__GIVEN REQUEST__
With the pictures left out, copy the listing below exactly.

__INFORMATION SUPPLIED__
________________________________________

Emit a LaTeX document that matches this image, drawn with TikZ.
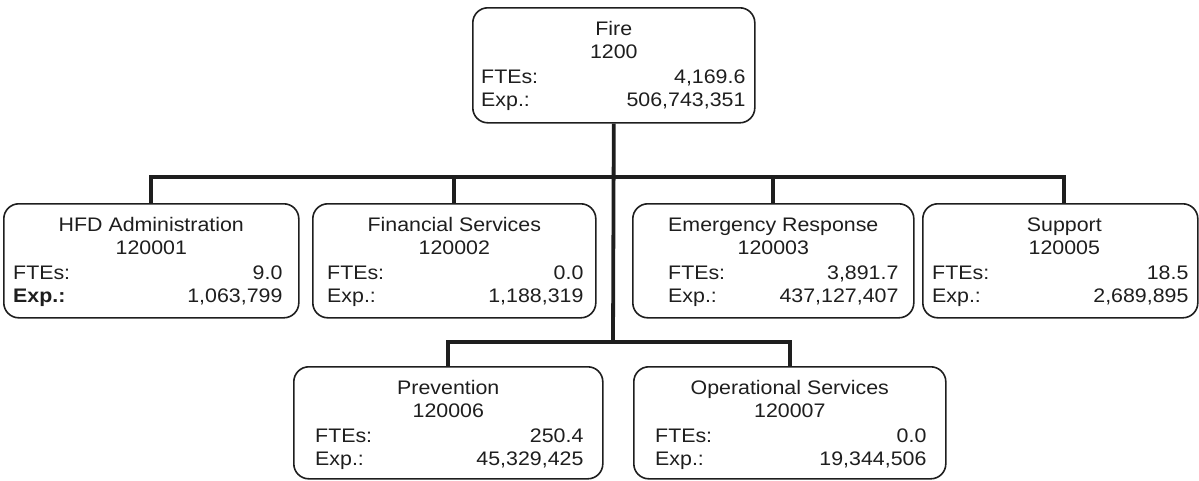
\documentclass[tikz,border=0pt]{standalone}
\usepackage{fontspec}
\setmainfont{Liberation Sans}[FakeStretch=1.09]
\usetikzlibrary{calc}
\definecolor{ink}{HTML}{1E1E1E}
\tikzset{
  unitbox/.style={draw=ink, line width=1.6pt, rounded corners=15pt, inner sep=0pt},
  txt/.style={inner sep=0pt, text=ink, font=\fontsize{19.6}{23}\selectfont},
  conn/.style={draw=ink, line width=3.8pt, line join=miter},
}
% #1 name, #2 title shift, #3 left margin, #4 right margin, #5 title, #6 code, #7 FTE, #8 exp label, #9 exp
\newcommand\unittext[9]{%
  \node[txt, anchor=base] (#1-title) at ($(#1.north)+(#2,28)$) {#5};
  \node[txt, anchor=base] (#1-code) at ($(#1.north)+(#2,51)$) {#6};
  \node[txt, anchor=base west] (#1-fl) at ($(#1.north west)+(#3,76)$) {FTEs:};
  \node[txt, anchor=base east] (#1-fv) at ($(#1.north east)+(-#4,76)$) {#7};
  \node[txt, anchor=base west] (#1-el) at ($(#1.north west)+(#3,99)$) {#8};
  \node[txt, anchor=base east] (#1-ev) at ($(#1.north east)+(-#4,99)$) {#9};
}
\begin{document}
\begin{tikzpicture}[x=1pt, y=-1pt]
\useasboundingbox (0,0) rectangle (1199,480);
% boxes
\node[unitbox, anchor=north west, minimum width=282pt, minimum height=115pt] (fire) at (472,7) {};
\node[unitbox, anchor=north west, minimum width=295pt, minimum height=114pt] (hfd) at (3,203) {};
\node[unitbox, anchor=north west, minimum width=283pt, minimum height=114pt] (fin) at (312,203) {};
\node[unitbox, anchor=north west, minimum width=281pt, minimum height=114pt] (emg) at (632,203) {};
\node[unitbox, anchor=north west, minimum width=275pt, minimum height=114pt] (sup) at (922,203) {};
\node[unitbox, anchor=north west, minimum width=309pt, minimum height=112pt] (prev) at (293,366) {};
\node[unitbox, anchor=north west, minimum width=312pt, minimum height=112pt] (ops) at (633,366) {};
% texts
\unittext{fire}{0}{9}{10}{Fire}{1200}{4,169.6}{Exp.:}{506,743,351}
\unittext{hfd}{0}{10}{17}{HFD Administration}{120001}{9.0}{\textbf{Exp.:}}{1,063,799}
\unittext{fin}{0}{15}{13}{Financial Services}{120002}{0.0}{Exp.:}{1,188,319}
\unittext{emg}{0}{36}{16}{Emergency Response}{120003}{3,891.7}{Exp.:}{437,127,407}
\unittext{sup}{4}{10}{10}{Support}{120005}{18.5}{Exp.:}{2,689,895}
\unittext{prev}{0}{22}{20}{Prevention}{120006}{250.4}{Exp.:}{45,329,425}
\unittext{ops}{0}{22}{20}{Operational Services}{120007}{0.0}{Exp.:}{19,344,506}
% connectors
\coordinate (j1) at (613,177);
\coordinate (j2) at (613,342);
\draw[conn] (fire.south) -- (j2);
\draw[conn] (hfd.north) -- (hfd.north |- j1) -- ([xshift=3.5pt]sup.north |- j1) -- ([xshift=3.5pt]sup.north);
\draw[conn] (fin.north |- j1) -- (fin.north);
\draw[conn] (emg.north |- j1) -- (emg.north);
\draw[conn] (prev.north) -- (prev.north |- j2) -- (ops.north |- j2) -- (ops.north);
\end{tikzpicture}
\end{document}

________________________________________

__TASK RESPONSE__
Emit a LaTeX document that matches this image, drawn with TikZ.
\documentclass[tikz,border=0pt]{standalone}
\usepackage{fontspec}
\setmainfont{Liberation Sans}[FakeStretch=1.09]
\usetikzlibrary{calc}
\definecolor{ink}{HTML}{1E1E1E}
\tikzset{
  unitbox/.style={draw=ink, line width=1.6pt, rounded corners=15pt, inner sep=0pt},
  txt/.style={inner sep=0pt, text=ink, font=\fontsize{19.6}{23}\selectfont},
  conn/.style={draw=ink, line width=3.8pt, line join=miter},
}
% #1 name, #2 title shift, #3 left margin, #4 right margin, #5 title, #6 code, #7 FTE, #8 exp label, #9 exp
\newcommand\unittext[9]{%
  \node[txt, anchor=base] (#1-title) at ($(#1.north)+(#2,28)$) {#5};
  \node[txt, anchor=base] (#1-code) at ($(#1.north)+(#2,51)$) {#6};
  \node[txt, anchor=base west] (#1-fl) at ($(#1.north west)+(#3,76)$) {FTEs:};
  \node[txt, anchor=base east] (#1-fv) at ($(#1.north east)+(-#4,76)$) {#7};
  \node[txt, anchor=base west] (#1-el) at ($(#1.north west)+(#3,99)$) {#8};
  \node[txt, anchor=base east] (#1-ev) at ($(#1.north east)+(-#4,99)$) {#9};
}
\begin{document}
\begin{tikzpicture}[x=1pt, y=-1pt]
\useasboundingbox (0,0) rectangle (1199,480);
% boxes
\node[unitbox, anchor=north west, minimum width=282pt, minimum height=115pt] (fire) at (472,7) {};
\node[unitbox, anchor=north west, minimum width=295pt, minimum height=114pt] (hfd) at (3,203) {};
\node[unitbox, anchor=north west, minimum width=283pt, minimum height=114pt] (fin) at (312,203) {};
\node[unitbox, anchor=north west, minimum width=281pt, minimum height=114pt] (emg) at (632,203) {};
\node[unitbox, anchor=north west, minimum width=275pt, minimum height=114pt] (sup) at (922,203) {};
\node[unitbox, anchor=north west, minimum width=309pt, minimum height=112pt] (prev) at (293,366) {};
\node[unitbox, anchor=north west, minimum width=312pt, minimum height=112pt] (ops) at (633,366) {};
% texts
\unittext{fire}{0}{9}{10}{Fire}{1200}{4,169.6}{Exp.:}{506,743,351}
\unittext{hfd}{0}{10}{17}{HFD Administration}{120001}{9.0}{\textbf{Exp.:}}{1,063,799}
\unittext{fin}{0}{15}{13}{Financial Services}{120002}{0.0}{Exp.:}{1,188,319}
\unittext{emg}{0}{36}{16}{Emergency Response}{120003}{3,891.7}{Exp.:}{437,127,407}
\unittext{sup}{4}{10}{10}{Support}{120005}{18.5}{Exp.:}{2,689,895}
\unittext{prev}{0}{22}{20}{Prevention}{120006}{250.4}{Exp.:}{45,329,425}
\unittext{ops}{0}{22}{20}{Operational Services}{120007}{0.0}{Exp.:}{19,344,506}
% connectors
\coordinate (j1) at (613,177);
\coordinate (j2) at (613,342);
\draw[conn] (fire.south) -- (j2);
\draw[conn] (hfd.north) -- (hfd.north |- j1) -- ([xshift=3.5pt]sup.north |- j1) -- ([xshift=3.5pt]sup.north);
\draw[conn] (fin.north |- j1) -- (fin.north);
\draw[conn] (emg.north |- j1) -- (emg.north);
\draw[conn] (prev.north) -- (prev.north |- j2) -- (ops.north |- j2) -- (ops.north);
\end{tikzpicture}
\end{document}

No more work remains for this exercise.